After the Panic of 1907, bankers and politicians alike sought a more stable banking system, though for different reasons. Despite J. P. Morgan's ability to harness backing from the Treasury Department when he needed it (and vice versa), he desired a more permanent solution to financial emergencies. The rest of the big bankers concurred. But they wanted such a mechanism to be established on their terms.

In Washington, Republicans and Democrats both concluded that excessive reliance on bankers to stabilize the financial system in times of turbulence was too high a risk to their own influence over the country, and possibly damaging to America's status in the world. The axiom that the group that controlled the money controlled the country remained true. But with the nation struggling economically, such a condition had political implications and had to be navigated accordingly.

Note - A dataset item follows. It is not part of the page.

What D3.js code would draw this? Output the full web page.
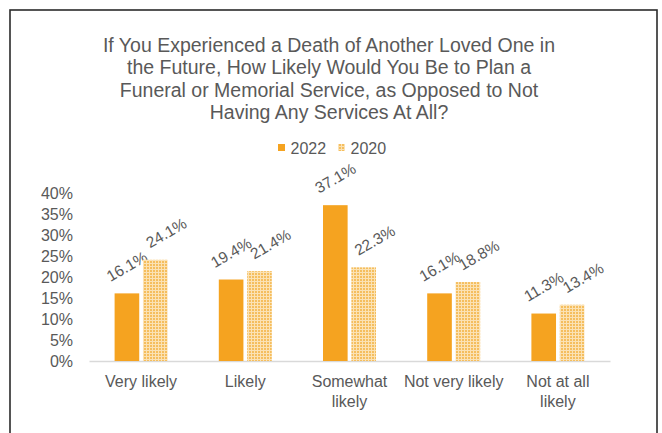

William Howard Taft knew this when he campaigned on a vow to continue Teddy Roosevelt's reform policies, including the trust-busting activities Roosevelt had set in motion. Though his own background was largely blue-blooded and warm toward the financiers, he knew the population blamed the bankers for their problems and that the Democrats would capitalize on those suspicions if he didn't balance his support for business interests with empathy for the public. The tactic worked. In the presidential election of 1908 Taft won handily over populist Democrat William Jennings Bryan, even as the country was experiencing a post-Panic recession.

Congress established the bipartisan National Monetary Commission to develop a banking reform proposal and study the problems underlying the panic and alternative foreign central banking systems, for analytical and competitive purposes. The commission had no populist bent; it was headed by Senator Nelson Aldrich and largely made up of men sympathetic to bankers and their lawyers.